Information supplied

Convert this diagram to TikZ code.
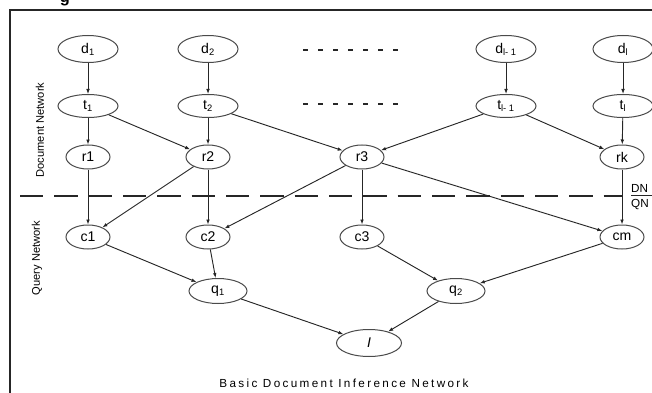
\documentclass[tikz,border=0pt]{standalone}
\usepackage{fontspec}
\setmainfont{Liberation Sans}
\usetikzlibrary{arrows.meta,shapes.geometric}
\definecolor{ink}{HTML}{262626}
\definecolor{rimgray}{HTML}{4A4A4A}

\begin{document}
\begin{tikzpicture}[x=0.3mm, y=-0.3mm, >={Latex[length=1.5mm,width=1.1mm]},
  oval/.style={ellipse, draw=rimgray, line width=0.3mm, inner sep=0pt, font=\fontsize{12}{13}\selectfont},
  docoval/.style={oval, minimum width=18mm, minimum height=8.1mm},
  termoval/.style={oval, minimum width=18mm, minimum height=6.9mm},
  smalloval/.style={oval, minimum width=13.2mm, minimum height=7.2mm},
  queryoval/.style={oval, minimum width=17.4mm, minimum height=7.5mm},
  dots/.style={ink, line width=0.65mm, dash pattern=on 1.5mm off 3mm},
  link/.style={->, ink, line width=0.28mm}]
  \useasboundingbox (0,0) rectangle (652,393);
  \node[anchor=base, font=\bfseries\fontsize{14}{14}\selectfont] (head) at (65,3) {g};
  \draw[ink, line width=0.6mm] (10,393) -- (10,10) -- (652,10);

  % document nodes
  \node[docoval] (d1) at (88,49) {d\textsubscript{1}};
  \node[docoval] (d2) at (208,49) {d\textsubscript{2}};
  \node[docoval] (dl1) at (506,49) {d\textsubscript{l- 1}};
  \node[docoval] (dl) at (623,49) {d\textsubscript{l}};
  \node[termoval] (t1) at (88,106) {t\textsubscript{1}};
  \node[termoval] (t2) at (208,106) {t\textsubscript{2}};
  \node[termoval] (tl1) at (506,106) {t\textsubscript{l- 1}};
  \node[termoval] (tl) at (623,106) {t\textsubscript{l}};
  \draw[dots] (303,50) -- (399,50);
  \draw[dots] (303,104) -- (399,104);

  \node[smalloval] (r1) at (88,157) {r1};
  \node[smalloval] (r2) at (208,157) {r2};
  \node[smalloval] (r3) at (362,157) {r3};
  \node[smalloval] (rk) at (622,157) {rk};

  % query nodes
  \node[smalloval] (c1) at (88,237) {c1};
  \node[smalloval] (c2) at (208,237) {c2};
  \node[smalloval] (c3) at (362,237) {c3};
  \node[smalloval] (cm) at (622,237) {cm};
  \node[queryoval] (q1) at (218,291) {q\textsubscript{1}};
  \node[queryoval] (q2) at (456,291) {q\textsubscript{2}};
  \node[oval, minimum width=19.5mm, minimum height=8.1mm] (inet) at (369,343) {\textit{I}};

  \draw[link] (d1) -- (t1);
  \draw[link] (d2) -- (t2);
  \draw[link] (dl1) -- (tl1);
  \draw[link] (dl) -- (tl);
  \draw[link] (t1) -- (r1);
  \draw[link] (t1) -- (r2);
  \draw[link] (t2) -- (r2);
  \draw[link] (t2) -- (r3);
  \draw[link] (tl1) -- (r3);
  \draw[link] (tl1) -- (rk);
  \draw[link] (tl) -- (rk);
  \draw[link] (r1) -- (c1);
  \draw[link] (r2) -- (c1);
  \draw[link] (r2) -- (c2);
  \draw[link] (r3) -- (c2);
  \draw[link] (r3) -- (c3);
  \draw[link] (r3) -- (cm);
  \draw[link] (rk) -- (cm);
  \draw[link] (c1) -- (q1);
  \draw[link] (c2) -- (q1);
  \draw[link] (c3) -- (q2);
  \draw[link] (cm) -- (q2);
  \draw[link] (q1) -- (inet);
  \draw[link] (q2) -- (inet);

  % DN / QN split
  \draw[ink, line width=0.8mm, dash pattern=on 7mm off 3.3mm] (20,196) -- (622,196);
  \node[anchor=south west, inner sep=0pt, font=\fontsize{10}{10}\selectfont] (dn) at (631,193) {DN};
  \node[anchor=north west, inner sep=0pt, font=\fontsize{10}{10}\selectfont] (qn) at (631,199) {QN};
  \draw[ink, line width=0.25mm] (dn.south west) ++(0,2.5) -- ++(22,0);

  \node[rotate=90, font=\fontsize{9.5}{10}\selectfont] (docnet) at (40,130) {Document Network};
  \node[rotate=90, font=\fontsize{9.5}{10}\selectfont] (querynet) at (37,258) {Query Network};
  \node[font=\fontsize{10}{12}\selectfont\addfontfeature{LetterSpace=20}] (caption) at (344,383) {Basic Document Inference Network};
\end{tikzpicture}
\end{document}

Task prompt
Transcribe the opening line of the listing above, please, and every line after it through the line with "minimum width=19.5mm, minimum", word for word, without pictures.

Task result
Convert this diagram to TikZ code.
\documentclass[tikz,border=0pt]{standalone}
\usepackage{fontspec}
\setmainfont{Liberation Sans}
\usetikzlibrary{arrows.meta,shapes.geometric}
\definecolor{ink}{HTML}{262626}
\definecolor{rimgray}{HTML}{4A4A4A}

\begin{document}
\begin{tikzpicture}[x=0.3mm, y=-0.3mm, >={Latex[length=1.5mm,width=1.1mm]},
  oval/.style={ellipse, draw=rimgray, line width=0.3mm, inner sep=0pt, font=\fontsize{12}{13}\selectfont},
  docoval/.style={oval, minimum width=18mm, minimum height=8.1mm},
  termoval/.style={oval, minimum width=18mm, minimum height=6.9mm},
  smalloval/.style={oval, minimum width=13.2mm, minimum height=7.2mm},
  queryoval/.style={oval, minimum width=17.4mm, minimum height=7.5mm},
  dots/.style={ink, line width=0.65mm, dash pattern=on 1.5mm off 3mm},
  link/.style={->, ink, line width=0.28mm}]
  \useasboundingbox (0,0) rectangle (652,393);
  \node[anchor=base, font=\bfseries\fontsize{14}{14}\selectfont] (head) at (65,3) {g};
  \draw[ink, line width=0.6mm] (10,393) -- (10,10) -- (652,10);

  % document nodes
  \node[docoval] (d1) at (88,49) {d\textsubscript{1}};
  \node[docoval] (d2) at (208,49) {d\textsubscript{2}};
  \node[docoval] (dl1) at (506,49) {d\textsubscript{l- 1}};
  \node[docoval] (dl) at (623,49) {d\textsubscript{l}};
  \node[termoval] (t1) at (88,106) {t\textsubscript{1}};
  \node[termoval] (t2) at (208,106) {t\textsubscript{2}};
  \node[termoval] (tl1) at (506,106) {t\textsubscript{l- 1}};
  \node[termoval] (tl) at (623,106) {t\textsubscript{l}};
  \draw[dots] (303,50) -- (399,50);
  \draw[dots] (303,104) -- (399,104);

  \node[smalloval] (r1) at (88,157) {r1};
  \node[smalloval] (r2) at (208,157) {r2};
  \node[smalloval] (r3) at (362,157) {r3};
  \node[smalloval] (rk) at (622,157) {rk};

  % query nodes
  \node[smalloval] (c1) at (88,237) {c1};
  \node[smalloval] (c2) at (208,237) {c2};
  \node[smalloval] (c3) at (362,237) {c3};
  \node[smalloval] (cm) at (622,237) {cm};
  \node[queryoval] (q1) at (218,291) {q\textsubscript{1}};
  \node[queryoval] (q2) at (456,291) {q\textsubscript{2}};
  \node[oval, minimum width=19.5mm, minimum height=8.1mm] (inet) at (369,343) {\textit{I}};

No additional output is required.